Ezekiel 27:1–2: “The word of the LORD came again to me, saying, ‘Now, son of man, take up a lamentation for Tyre.’”

September 20th, 2021 by Pastor Ed in devotional

This chapter of Ezekiel, written in a traditional funeral rhythm (a lament), continues the prediction of the destruction of Tyre, a city renowned for its seafaring and commercial leadership in the ancient world. Ezekiel 28 tells us that it was prideful and said of itself, “I sit in the seat of gods, / In the midst of the seas (Eze. 28:2). Because of this pride, judgment was coming on them. This lament personified the Gentile, pagan city as a beautiful, successful trade ship that was destroyed on the ocean. According to one translator, this chapter has such vivid details that it is “without parallel in the history of Hebrew literature.”

Ezekiel clearly wrote this chapter with a heavy heart. God Himself stated in Ezekiel 18 that He finds no enjoyment in the destruction of sinners: “‘For I have no pleasure in the death of one who dies,’ says the LORD GOD. ‘Therefore turn and live!’” (vs. 32). The judgment of sinners deeply moves the heart of God, and it should move the hearts of His people as well. We see how deeply Jesus felt for the Jews who refused to believe in Him when He said, “O Jerusalem, Jerusalem . . . how often I wanted to gather your children together, as a hen gathers her chicks under her wings, and you were not willing!” (Matt. 23:37).

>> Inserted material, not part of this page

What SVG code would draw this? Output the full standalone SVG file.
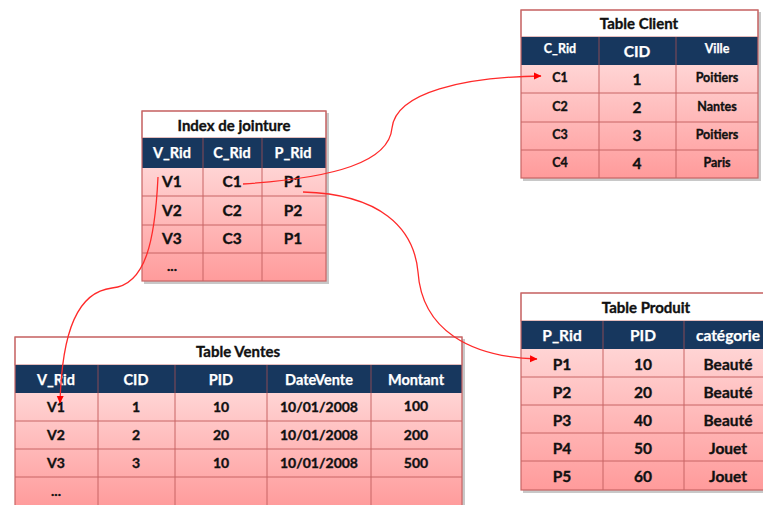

Many years ago, a young pastor who was struggling financially, rented a room from a non-believing farmer. The pastor was on the watch for the right moment to share the truth of Jesus with the farmer. Early one morning the farmer woke him and asked him to come see something. He took the pastor into the chicken coop, and on a nest was a hen, her chicks peeking out from under her wings. “I wanted you to see the devotion of a mother hen,” said the farmer. “Reach out and touch her.” When the pastor did, he found that the hen was dead. “See that wound on her head,” the farmer continued. “A weasel killed her and drained all the blood from her body, but she never once moved for fear the weasel would harm her chicks.” The young pastor saw the moment he’d been waiting for. “Oh, that is just like Jesus. He endured all the suffering on the cross. He could have saved His own life but He didn’t, because if He had moved, we would have been lost!” The words struck the farmer, and soon after, he put his faith in the One who, while on the cross, chose to save us, rather than spare Himself!

“Thank You, LORD, for taking our place on the cross. Help us to live this day for You, in Jesus’ name, Amen.”